As I initially fixed the canvas directly to the wall for painting, the way it is later stretched also plays an important role in the exact section.
E.M : What are your main creative influences ?
C.L : I love looking at paintings and frescoes from the Middle Ages and the early and high Renaissance. On the one hand, I am attracted by the precision and accuracy of the elaboration and, on the other, by the strong deviation from "real" forms. I am particularly fascinated by Fra Angelico, whose constructed backgrounds and scenes are often very similar to today's renderings. I also love his frescoes in the San Marco monastery in Florence, which have a wonderful muted colour palette.
However, non-painterly influences also often have a strong influence on me. Recently I have been studying new music, in an amateurish but intense way, especially the Canadian composer Cassandra Miller, who wrote a fantastic viola concerto to a piece by a Greek folkloric viola player from the beginning of the last century. Listening to this piece was the impetus for the exhibition "so fragile a thing", which I had the pleasure of doing this autumn at the Efremidis Gallery in Berlin.

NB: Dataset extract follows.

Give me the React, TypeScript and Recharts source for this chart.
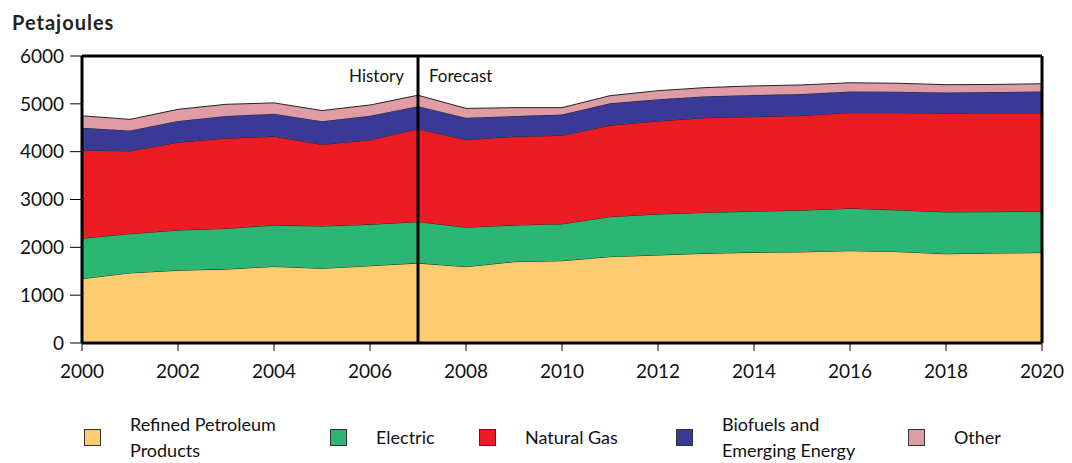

Another very memorable, moving work for me was the film "Sirens", which Nan Goldin showed as part of the Venice Biennale 2022.
There are also literary and lyrical references in my works, including to Ingeborg Bachmann, whose novel Malina has already played an important role in previous paintings and exhibitions. In preparation for this exhibition, I came across two of her poems in the "Nachstücke und Arien" by Hans Werner Henze, which are incorporated into these works.